You never know what you're going to find in the dollar store. [I love the sensation of allowing myself temporary status as world's biggest sucker on passing through the door; also, it's like getting an extra prize in the Crackerjack to live in such a depressed area, because then one has so many different dollar stores to choose from. Although you learn just how depressed your region is when the dollar stores start going out of business en masse.] Like a DVD collection of ancient Christmas cartoons, including one for which Paul Anka did the songs; it features early seventies space robots dancing as well as a flying gang of aliens called the Bells Angels. Then there is the B&W "Toyland Caper," from the dawn of cinematic time; one must be grateful for the fact that this material is being archived, even if it is shockingly violent (the cats get beat up very badly by the proto-Mickey Mice). Or maybe because of that. I don't know.
Whatever, it made a fabulous beginning to the December 7 Home Film Festival of Holiday Movies of Yesteryear, subsumed in the general heading of Pizza Picnic, a weekly observation in our household. It does not necessarily concern pizza, but it does concern dinner eaten on the bed during family movie night. Nelly has been conditioned, whenever a certain large round tray is brought out, to evince uncontrollable excitement at the memory of my stupid decision, years ago when she was just a puppy, to bring her dinner upstairs too. Although I discontinued this practice years ago, the excitable behavior (you got it: screaming) has not extinguished. Why? Of course, you moron: you replaced dinner with something else edible. That's because, in my attempt to keep her quiet so we can actually watch the goddamn movie, I have to do so with a batch of tiny treats. I am trying to keep her quiet and on the floor, so she is not seen creeping inexorably closer to our plates on the "table" in order to finally reach out with her snake of a tongue and snatch the victuals right out from under our forks. The gold stars in this scholarly lesson are leftovers, spirited home in sodden paper napkins, from restaurant meals. Fine food that would otherwise be thrown away.
This gives me an idea that I know would never fly: partner to the excellent effort carried out in cities to collect uneaten food from restaurants to feed the needy.
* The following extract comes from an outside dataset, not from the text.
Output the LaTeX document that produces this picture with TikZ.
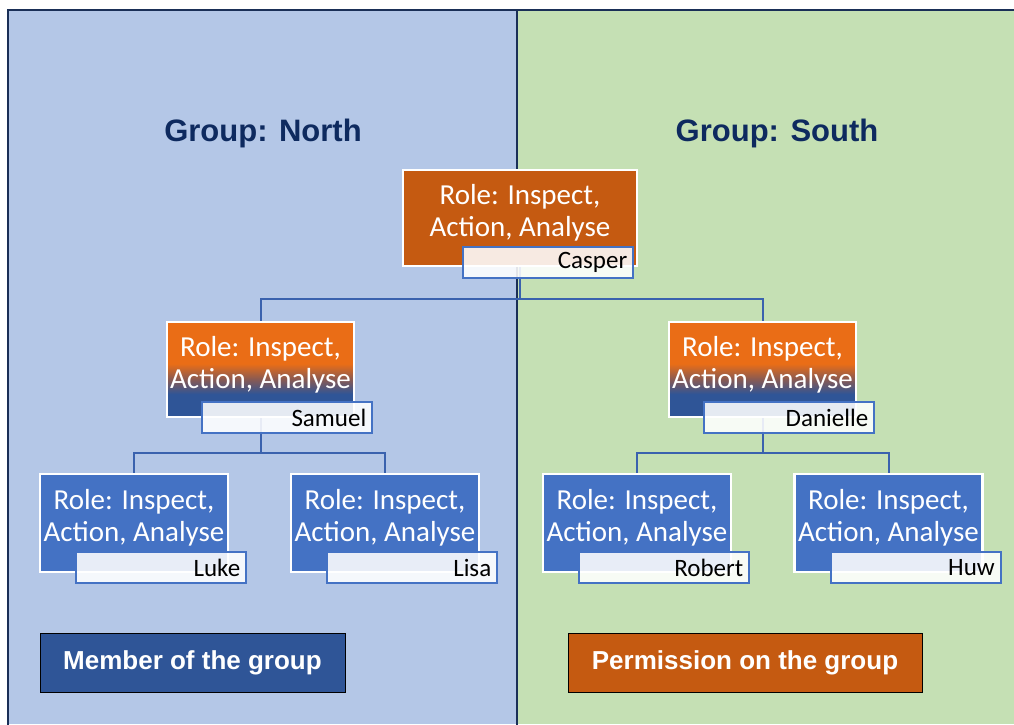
\documentclass[tikz,border=0pt]{standalone}
\usepackage{fontspec}
\setmainfont{Carlito}
\newfontfamily\headfont{Liberation Sans}
\usetikzlibrary{positioning,backgrounds}

\definecolor{panelblue}{HTML}{B4C7E7}
\definecolor{panelgreen}{HTML}{C5E0B4}
\definecolor{framenavy}{HTML}{1A2F57}
\definecolor{titleblue}{HTML}{0E2A5F}
\definecolor{burnt}{HTML}{C55A11}
\definecolor{brightorange}{HTML}{EA6D16}
\definecolor{midbrown}{HTML}{8A5A52}
\definecolor{deepblue}{HTML}{2F5597}
\definecolor{leafblue}{HTML}{4472C4}
\definecolor{linkblue}{HTML}{3A62AE}

\pgfdeclareverticalshading{rolefade}{100bp}{color(0bp)=(deepblue); color(37bp)=(deepblue); color(45bp)=(midbrown); color(53bp)=(brightorange); color(100bp)=(brightorange)}

\begin{document}
\begin{tikzpicture}[x=1pt, y=-1pt,
  role/.style={draw=white, line width=2.5pt, text=white, align=center, font=\fontsize{29}{32}\selectfont, inner sep=0pt, text depth=15pt},
  toprole/.style={role, fill=burnt, minimum width=234pt, minimum height=96pt},
  midrole/.style={role, shade, shading=rolefade, minimum width=187pt, minimum height=95pt},
  leafrole/.style={role, fill=leafblue, minimum width=188pt, minimum height=98pt},
  person/.style={draw=leafblue, line width=2pt, fill=white, fill opacity=0.88, text opacity=1, text=black, font=\fontsize{25}{28}\selectfont, text width=158pt, align=right, inner xsep=6pt, inner ysep=0pt, minimum height=31pt, anchor=north east},
  link/.style={draw=linkblue, line width=2pt},
  heading/.style={text=titleblue, font=\headfont\bfseries\fontsize{31}{36}\selectfont},
  legend/.style={draw=black, line width=0.8pt, text=white, font=\headfont\bfseries\fontsize{26}{30}\selectfont, minimum height=59pt}]

\useasboundingbox (0,0) rectangle (1014,724);

% group titles
\node[heading] (northtitle) at (263,133) {Group: North};
\node[heading] (southtitle) at (777,133) {Group: South};

% top role
\node[toprole] (casper) at (520,218) {Role: Inspect,\\Action, Analyse};
\node[person] (caspername) at ([xshift=-4pt,yshift=21pt]casper.south east) {Casper};

% second level
\node[midrole] (samuel) at (260.5,369.5) {Role: Inspect,\\Action, Analyse};
\node[person] (samuelname) at ([xshift=18pt,yshift=17pt]samuel.south east) {Samuel};
\node[midrole] (danielle) at (762.5,369.5) {Role: Inspect,\\Action, Analyse};
\node[person] (daniellename) at ([xshift=18pt,yshift=17pt]danielle.south east) {Danielle};

% members
\node[leafrole] (luke) at (134,523) {Role: Inspect,\\Action, Analyse};
\node[person] (lukename) at ([xshift=18pt,yshift=22pt]luke.south east) {Luke};
\node[leafrole] (lisa) at (385,523) {Role: Inspect,\\Action, Analyse};
\node[person] (lisaname) at ([xshift=18pt,yshift=22pt]lisa.south east) {Lisa};
\node[leafrole] (robert) at (637,523) {Role: Inspect,\\Action, Analyse};
\node[person] (robertname) at ([xshift=18pt,yshift=22pt]robert.south east) {Robert};
\node[leafrole] (huw) at (888.5,523) {Role: Inspect,\\Action, Analyse};
\node[person] (huwname) at ([xshift=18pt,yshift=22pt]huw.south east) {Huw};

% legend
\node[legend, fill=deepblue, minimum width=305pt] (member) at (192.5,662.5) {Member of the group};
\node[legend, fill=burnt, minimum width=354pt] (permission) at (745,662.5) {Permission on the group};

\begin{scope}[on background layer]
\fill[white] (0,0) rectangle (1014,724);
\fill[panelblue] (8,10) rectangle (517,724);
\fill[panelgreen] (517,10) rectangle (1014,724);
\draw[framenavy, line width=2.5pt] (8,730) -- (8,10) -- (1020,10);
\draw[framenavy, line width=2.5pt] (517,10) -- (517,730);
% tree links
\draw[link] (casper.south) -- ++(0,32) -| (samuel.north);
\draw[link] (casper.south) -- ++(0,32) -| (danielle.north);
\draw[link] (samuel.south) -- ++(0,35) -| (luke.north);
\draw[link] (samuel.south) -- ++(0,35) -| (lisa.north);
\draw[link] (danielle.south) -- ++(0,35) -| (robert.north);
\draw[link] (danielle.south) -- ++(0,35) -| (huw.north);
\end{scope}

\end{tikzpicture}
\end{document}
Well, what about the half-eaten stuff off plates? That could be collected to feed needy animals. That gristle and half-consumed salmon fillet; that lima bean puree and excess hamburger--all far better nutrition than the processed, dead, chemical and byproduct laden stuff they call dog food. To those who are offended by the notion of giving "people food" to animals, I say: You blooming idiot. How the heck is a dog to understand your arbitrary categories? They know only tasty food, and yucky food. Those are the only meaningful distinctions they can comprehend. After all, "dog food" is the invention, a mere seventy years ago, of hucksters who needed a place to unload "excess" wild horses (now there's a concept) and slaughterhouse detritus.
Instead, my dog is dining on bits of a feta-and-spinach omelet, courtesy of Sweet Sue's in Phoenicia, and the remnants of my dinner partner's chicken quesadilla, from Chefs on Fire (you read that right). All while Burl Ives sings tunefully from the little box, as the immortal Rudolph the Red-Nosed Reindeer cavorts across the screen. I've seen this movie every year since the time I was six, and I will never tire of it. Now my son embarks on the same journey. I hope that, although the landscape of life is now changing permanently, constricting in ways I think we are only now beginning to imagine, a permanent shift from the bloated consumption we had come to think was the American way, a misfit elf who wanted to become a dentist, and the little reindeer who was different from the rest, will accompany us into the future. Every year, no matter what else may come.